Stated task> Emit a verbatim copy of the lines below from the line with "Rebuild this chart" through the line with "import seaborn as sns", excluding pictures and everything outside that range.

Information shown>
---+---
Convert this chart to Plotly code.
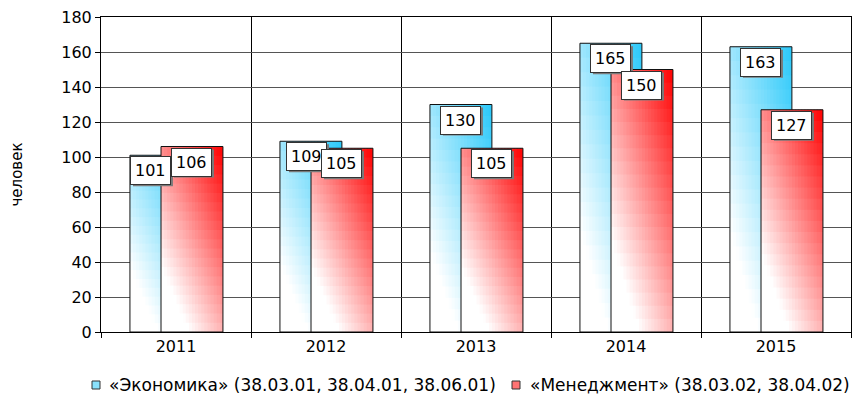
---+---
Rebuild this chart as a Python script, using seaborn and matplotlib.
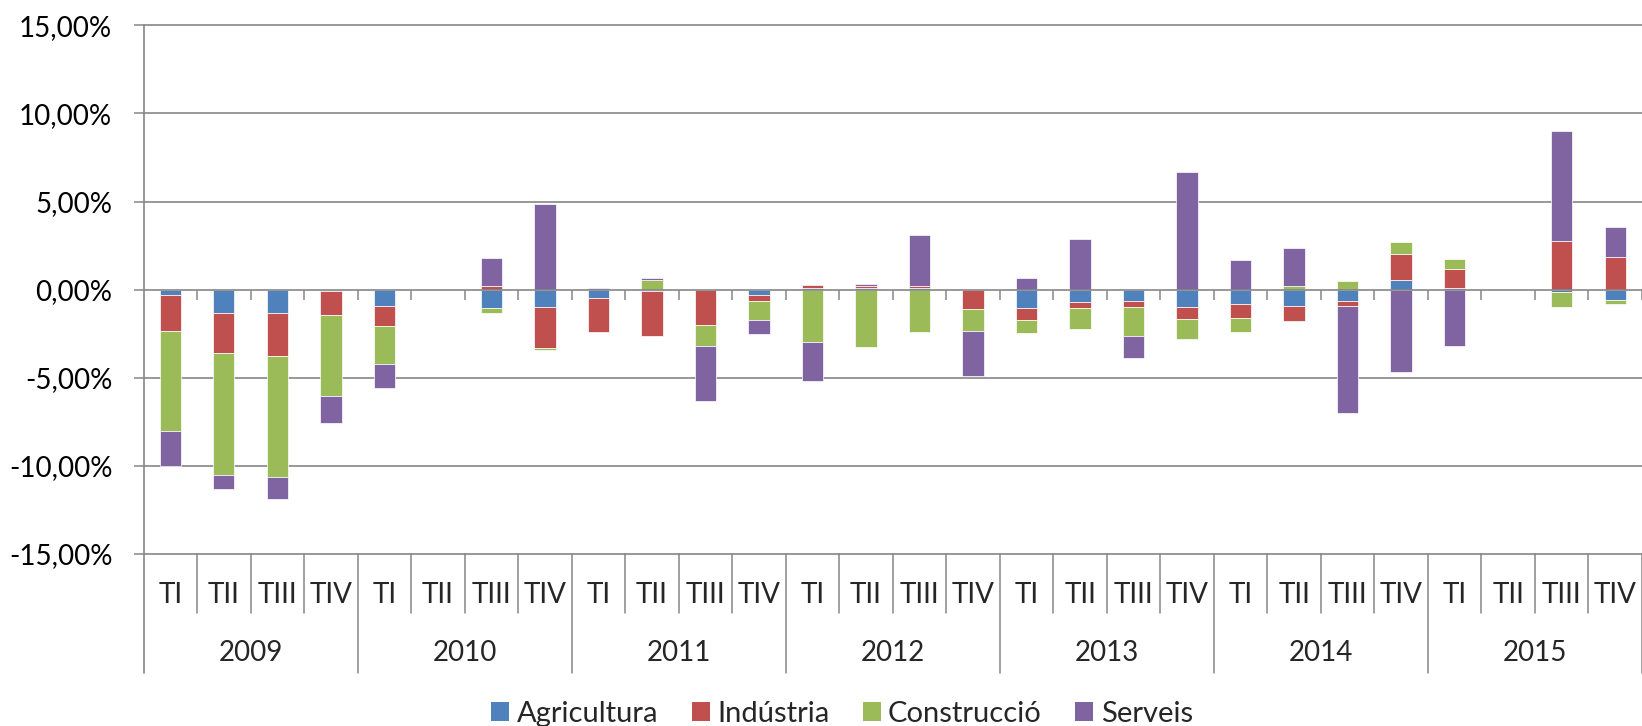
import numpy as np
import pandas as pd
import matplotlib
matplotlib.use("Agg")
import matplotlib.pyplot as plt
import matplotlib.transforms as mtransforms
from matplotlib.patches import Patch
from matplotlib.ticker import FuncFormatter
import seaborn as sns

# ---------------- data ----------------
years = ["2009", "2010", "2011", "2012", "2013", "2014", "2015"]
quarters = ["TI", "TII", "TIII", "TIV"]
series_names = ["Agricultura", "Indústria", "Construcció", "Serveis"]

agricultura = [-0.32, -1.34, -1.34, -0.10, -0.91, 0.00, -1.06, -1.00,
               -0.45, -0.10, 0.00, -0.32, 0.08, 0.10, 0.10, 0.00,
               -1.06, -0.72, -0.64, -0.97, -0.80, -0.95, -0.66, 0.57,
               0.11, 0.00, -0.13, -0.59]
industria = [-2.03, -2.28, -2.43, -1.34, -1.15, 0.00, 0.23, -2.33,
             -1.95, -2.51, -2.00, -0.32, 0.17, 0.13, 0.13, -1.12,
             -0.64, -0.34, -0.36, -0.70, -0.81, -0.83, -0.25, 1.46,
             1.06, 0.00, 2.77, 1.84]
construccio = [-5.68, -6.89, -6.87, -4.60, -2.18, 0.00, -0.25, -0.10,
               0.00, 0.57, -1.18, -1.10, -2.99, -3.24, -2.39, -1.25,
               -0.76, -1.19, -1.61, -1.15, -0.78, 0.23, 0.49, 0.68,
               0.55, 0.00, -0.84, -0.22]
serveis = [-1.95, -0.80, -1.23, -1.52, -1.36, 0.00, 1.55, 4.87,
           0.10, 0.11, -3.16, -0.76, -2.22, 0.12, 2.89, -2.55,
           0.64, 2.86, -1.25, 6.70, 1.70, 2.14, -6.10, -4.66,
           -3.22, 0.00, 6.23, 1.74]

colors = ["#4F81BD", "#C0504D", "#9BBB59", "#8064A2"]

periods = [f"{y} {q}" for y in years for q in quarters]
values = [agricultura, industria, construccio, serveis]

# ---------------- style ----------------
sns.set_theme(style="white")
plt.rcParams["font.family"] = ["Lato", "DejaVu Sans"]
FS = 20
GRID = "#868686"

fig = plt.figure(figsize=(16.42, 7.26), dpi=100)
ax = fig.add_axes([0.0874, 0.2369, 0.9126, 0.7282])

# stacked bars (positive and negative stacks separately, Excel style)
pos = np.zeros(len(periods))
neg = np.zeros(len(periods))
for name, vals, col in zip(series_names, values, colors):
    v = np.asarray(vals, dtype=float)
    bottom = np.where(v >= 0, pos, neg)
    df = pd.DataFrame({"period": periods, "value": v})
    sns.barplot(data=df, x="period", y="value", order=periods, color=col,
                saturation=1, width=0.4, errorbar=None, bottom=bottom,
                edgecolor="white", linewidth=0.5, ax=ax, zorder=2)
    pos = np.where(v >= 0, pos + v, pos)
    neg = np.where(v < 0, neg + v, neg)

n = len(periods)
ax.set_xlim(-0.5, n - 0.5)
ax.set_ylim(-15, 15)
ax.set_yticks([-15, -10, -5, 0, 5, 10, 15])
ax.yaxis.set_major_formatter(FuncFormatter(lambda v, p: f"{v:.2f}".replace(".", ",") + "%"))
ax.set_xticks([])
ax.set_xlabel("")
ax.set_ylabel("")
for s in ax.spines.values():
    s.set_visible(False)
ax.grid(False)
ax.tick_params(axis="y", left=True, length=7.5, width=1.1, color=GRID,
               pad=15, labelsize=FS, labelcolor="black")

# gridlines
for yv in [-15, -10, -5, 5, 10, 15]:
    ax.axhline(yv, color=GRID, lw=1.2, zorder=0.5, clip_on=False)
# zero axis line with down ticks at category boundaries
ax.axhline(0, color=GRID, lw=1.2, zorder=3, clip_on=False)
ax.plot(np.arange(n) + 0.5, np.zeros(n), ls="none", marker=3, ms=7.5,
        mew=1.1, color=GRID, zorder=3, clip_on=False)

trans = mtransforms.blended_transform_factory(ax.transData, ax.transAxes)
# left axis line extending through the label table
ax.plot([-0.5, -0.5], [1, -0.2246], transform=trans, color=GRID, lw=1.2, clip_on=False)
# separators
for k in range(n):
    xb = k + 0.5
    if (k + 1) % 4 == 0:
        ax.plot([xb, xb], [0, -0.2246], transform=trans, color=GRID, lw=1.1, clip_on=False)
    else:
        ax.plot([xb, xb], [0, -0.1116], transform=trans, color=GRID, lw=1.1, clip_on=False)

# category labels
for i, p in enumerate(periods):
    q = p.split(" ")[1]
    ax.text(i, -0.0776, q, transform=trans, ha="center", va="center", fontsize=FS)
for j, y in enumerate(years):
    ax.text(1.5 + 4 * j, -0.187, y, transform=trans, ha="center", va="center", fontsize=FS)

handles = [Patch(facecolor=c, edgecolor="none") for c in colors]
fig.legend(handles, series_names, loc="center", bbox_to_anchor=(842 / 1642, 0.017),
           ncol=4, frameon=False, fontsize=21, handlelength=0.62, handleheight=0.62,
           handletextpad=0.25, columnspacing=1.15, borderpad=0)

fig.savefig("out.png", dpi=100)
---+---
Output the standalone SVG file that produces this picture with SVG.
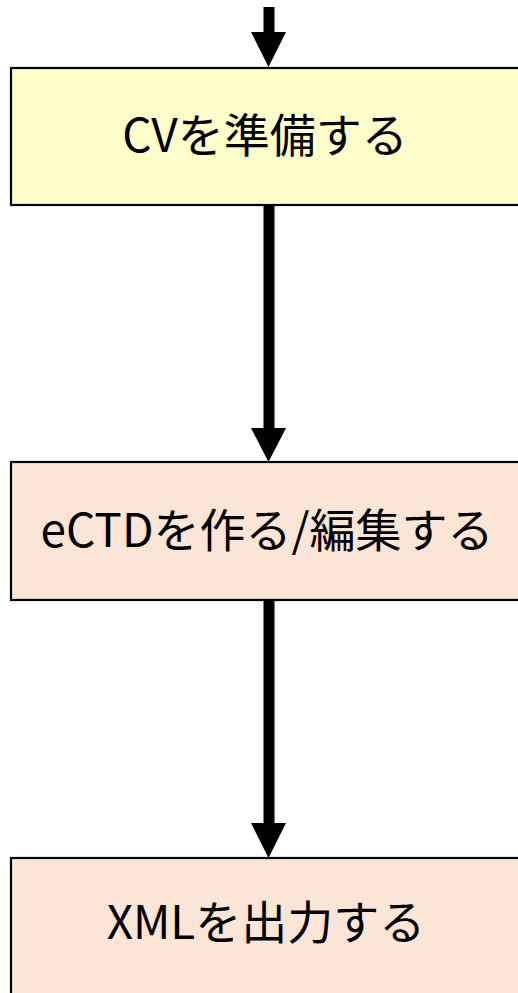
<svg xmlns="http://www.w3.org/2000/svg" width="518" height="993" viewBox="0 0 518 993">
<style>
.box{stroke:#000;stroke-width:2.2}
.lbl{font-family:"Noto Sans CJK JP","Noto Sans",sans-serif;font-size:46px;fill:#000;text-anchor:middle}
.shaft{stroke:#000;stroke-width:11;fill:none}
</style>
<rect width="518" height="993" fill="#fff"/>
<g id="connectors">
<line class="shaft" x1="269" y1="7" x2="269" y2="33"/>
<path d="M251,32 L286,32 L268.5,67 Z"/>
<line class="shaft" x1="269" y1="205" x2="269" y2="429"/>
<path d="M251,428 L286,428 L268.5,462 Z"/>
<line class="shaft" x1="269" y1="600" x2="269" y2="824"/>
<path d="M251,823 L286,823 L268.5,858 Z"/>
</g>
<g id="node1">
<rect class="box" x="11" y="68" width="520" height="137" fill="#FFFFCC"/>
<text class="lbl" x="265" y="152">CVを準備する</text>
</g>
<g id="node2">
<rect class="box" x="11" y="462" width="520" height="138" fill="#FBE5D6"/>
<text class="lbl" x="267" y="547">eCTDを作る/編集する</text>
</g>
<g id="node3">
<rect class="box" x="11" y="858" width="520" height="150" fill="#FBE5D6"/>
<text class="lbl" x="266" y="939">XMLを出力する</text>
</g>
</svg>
---+---
Answer for this exercise>
Rebuild this chart as a Python script, using seaborn and matplotlib.
import numpy as np
import pandas as pd
import matplotlib
matplotlib.use("Agg")
import matplotlib.pyplot as plt
import matplotlib.transforms as mtransforms
from matplotlib.patches import Patch
from matplotlib.ticker import FuncFormatter
import seaborn as sns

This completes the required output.